■ GIVEN MATERIAL ■

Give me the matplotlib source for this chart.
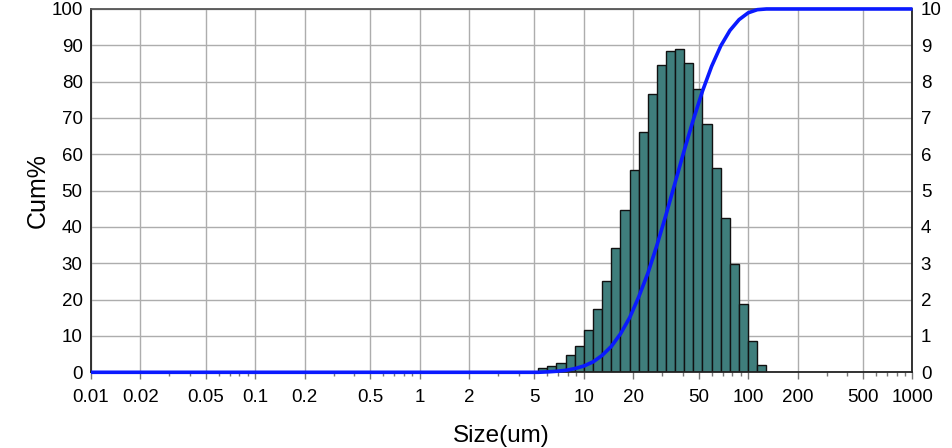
import matplotlib
matplotlib.use("Agg")
import matplotlib.pyplot as plt
from matplotlib.ticker import FixedLocator, NullFormatter, FixedFormatter
import numpy as np

plt.rcParams['font.family'] = ['Liberation Sans', 'DejaVu Sans']

# Size channels (lower / upper edges, um) and percentage in each channel
lower_um = [5.27, 5.99, 6.81, 7.74, 8.80, 10.0, 11.4, 12.9, 14.7, 16.7, 19.0, 21.5,
            24.5, 27.8, 31.6, 35.9, 40.8, 46.4, 52.7, 59.9, 68.1, 77.4, 88.0, 100.0,
            113.6]
upper_um = [5.99, 6.81, 7.74, 8.80, 10.0, 11.4, 12.9, 14.7, 16.7, 19.0, 21.5, 24.5,
            27.8, 31.6, 35.9, 40.8, 46.4, 52.7, 59.9, 68.1, 77.4, 88.0, 100.0, 113.6,
            129.2]
q_pct = [0.11, 0.165, 0.26, 0.48, 0.72, 1.16, 1.74, 2.52, 3.43, 4.47, 5.56, 6.62,
         7.66, 8.45, 8.84, 8.90, 8.52, 7.79, 6.83, 5.62, 4.24, 2.98, 1.88, 0.86, 0.2]

x_range = (0.01, 1000)
major_ticks = [0.01, 0.02, 0.05, 0.1, 0.2, 0.5, 1, 2, 5, 10, 20, 50, 100, 200, 500, 1000]
major_labels = ["0.01", "0.02", "0.05", "0.1", "0.2", "0.5", "1", "2", "5", "10",
                "20", "50", "100", "200", "500", "1000"]
left_ticks = list(range(0, 101, 10))
right_ticks = list(range(0, 11))

# cumulative undersize curve from the channel data
cum = np.concatenate([[0.0], np.cumsum(q_pct)])
cum_x = [x_range[0]] + [lower_um[0]] + list(upper_um) + [x_range[1]]
cum_y = np.minimum([0.0] + list(cum) + [cum[-1]], 100.0)

fig = plt.figure(figsize=(9.53, 4.48), dpi=100)
rect = [0.0955, 0.169, 0.862, 0.811]
ax2 = fig.add_axes(rect)                 # channel % (right scale), drawn first
ax = fig.add_axes(rect)                  # cumulative % (left scale), on top
ax.patch.set_visible(False)

grid_c = "#adadad"
bar_c = "#3f7e7c"
line_c = "#0a1aff"
tick_fs = 13.5

# histogram bars
widths = np.array(upper_um) - np.array(lower_um)
ax2.bar(lower_um, q_pct, width=widths, align="edge", color=bar_c,
        edgecolor="#111111", linewidth=1.0, zorder=3)
ax2.set_xscale("log")
ax2.set_xlim(*x_range)
ax2.set_ylim(0, 10)
ax2.set_yticks(right_ticks)
ax2.yaxis.tick_right()
ax2.set_axisbelow(True)
ax2.xaxis.set_major_locator(FixedLocator(major_ticks))
ax2.xaxis.set_major_formatter(FixedFormatter(major_labels))
minor = [m * 10.0 ** e for e in range(-2, 3) for m in (3, 4, 6, 7, 8, 9)]
ax2.xaxis.set_minor_locator(FixedLocator(minor))
ax2.xaxis.set_minor_formatter(NullFormatter())
ax2.grid(True, which="major", color=grid_c, linewidth=1.0)
ax2.tick_params(axis="x", which="major", length=5, width=1, color="#777777",
                labelsize=tick_fs, pad=7, direction="out")
ax2.tick_params(axis="x", which="minor", length=3, width=1, color="#777777",
                direction="out")
ax2.tick_params(axis="y", length=0, labelsize=tick_fs, pad=6)
for s in ax2.spines.values():
    s.set_visible(False)
ax2.set_xlabel("Size(um)", fontsize=17.5, labelpad=14)

# cumulative line
ax.plot(cum_x, cum_y, color=line_c, linewidth=2.6, clip_on=False, zorder=5,
        solid_capstyle="butt")
ax.set_xscale("log")
ax.set_xlim(*x_range)
ax.set_ylim(0, 100)
ax.set_yticks(left_ticks)
ax.set_xticks([])
ax.set_xticks([], minor=True)
ax.tick_params(axis="y", length=0, labelsize=tick_fs, pad=6)
ax.set_ylabel("Cum%", fontsize=18, labelpad=1)
for name, s in ax.spines.items():
    s.set_color("#222222" if name != "top" else "#555555")
    s.set_linewidth(1.3)

fig.savefig("out.png", dpi=100, facecolor="white")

■ TASK PROMPT ■
Repeat exactly and only the lines from the start of the data above through the line that holds "tick_fs = 13.5", inclusive. Pictures do not belong in the copy.

■ SOLUTION FOR THIS PROBLEM ■
Give me the matplotlib source for this chart.
import matplotlib
matplotlib.use("Agg")
import matplotlib.pyplot as plt
from matplotlib.ticker import FixedLocator, NullFormatter, FixedFormatter
import numpy as np

plt.rcParams['font.family'] = ['Liberation Sans', 'DejaVu Sans']

# Size channels (lower / upper edges, um) and percentage in each channel
lower_um = [5.27, 5.99, 6.81, 7.74, 8.80, 10.0, 11.4, 12.9, 14.7, 16.7, 19.0, 21.5,
            24.5, 27.8, 31.6, 35.9, 40.8, 46.4, 52.7, 59.9, 68.1, 77.4, 88.0, 100.0,
            113.6]
upper_um = [5.99, 6.81, 7.74, 8.80, 10.0, 11.4, 12.9, 14.7, 16.7, 19.0, 21.5, 24.5,
            27.8, 31.6, 35.9, 40.8, 46.4, 52.7, 59.9, 68.1, 77.4, 88.0, 100.0, 113.6,
            129.2]
q_pct = [0.11, 0.165, 0.26, 0.48, 0.72, 1.16, 1.74, 2.52, 3.43, 4.47, 5.56, 6.62,
         7.66, 8.45, 8.84, 8.90, 8.52, 7.79, 6.83, 5.62, 4.24, 2.98, 1.88, 0.86, 0.2]

x_range = (0.01, 1000)
major_ticks = [0.01, 0.02, 0.05, 0.1, 0.2, 0.5, 1, 2, 5, 10, 20, 50, 100, 200, 500, 1000]
major_labels = ["0.01", "0.02", "0.05", "0.1", "0.2", "0.5", "1", "2", "5", "10",
                "20", "50", "100", "200", "500", "1000"]
left_ticks = list(range(0, 101, 10))
right_ticks = list(range(0, 11))

# cumulative undersize curve from the channel data
cum = np.concatenate([[0.0], np.cumsum(q_pct)])
cum_x = [x_range[0]] + [lower_um[0]] + list(upper_um) + [x_range[1]]
cum_y = np.minimum([0.0] + list(cum) + [cum[-1]], 100.0)

fig = plt.figure(figsize=(9.53, 4.48), dpi=100)
rect = [0.0955, 0.169, 0.862, 0.811]
ax2 = fig.add_axes(rect)                 # channel % (right scale), drawn first
ax = fig.add_axes(rect)                  # cumulative % (left scale), on top
ax.patch.set_visible(False)

grid_c = "#adadad"
bar_c = "#3f7e7c"
line_c = "#0a1aff"
tick_fs = 13.5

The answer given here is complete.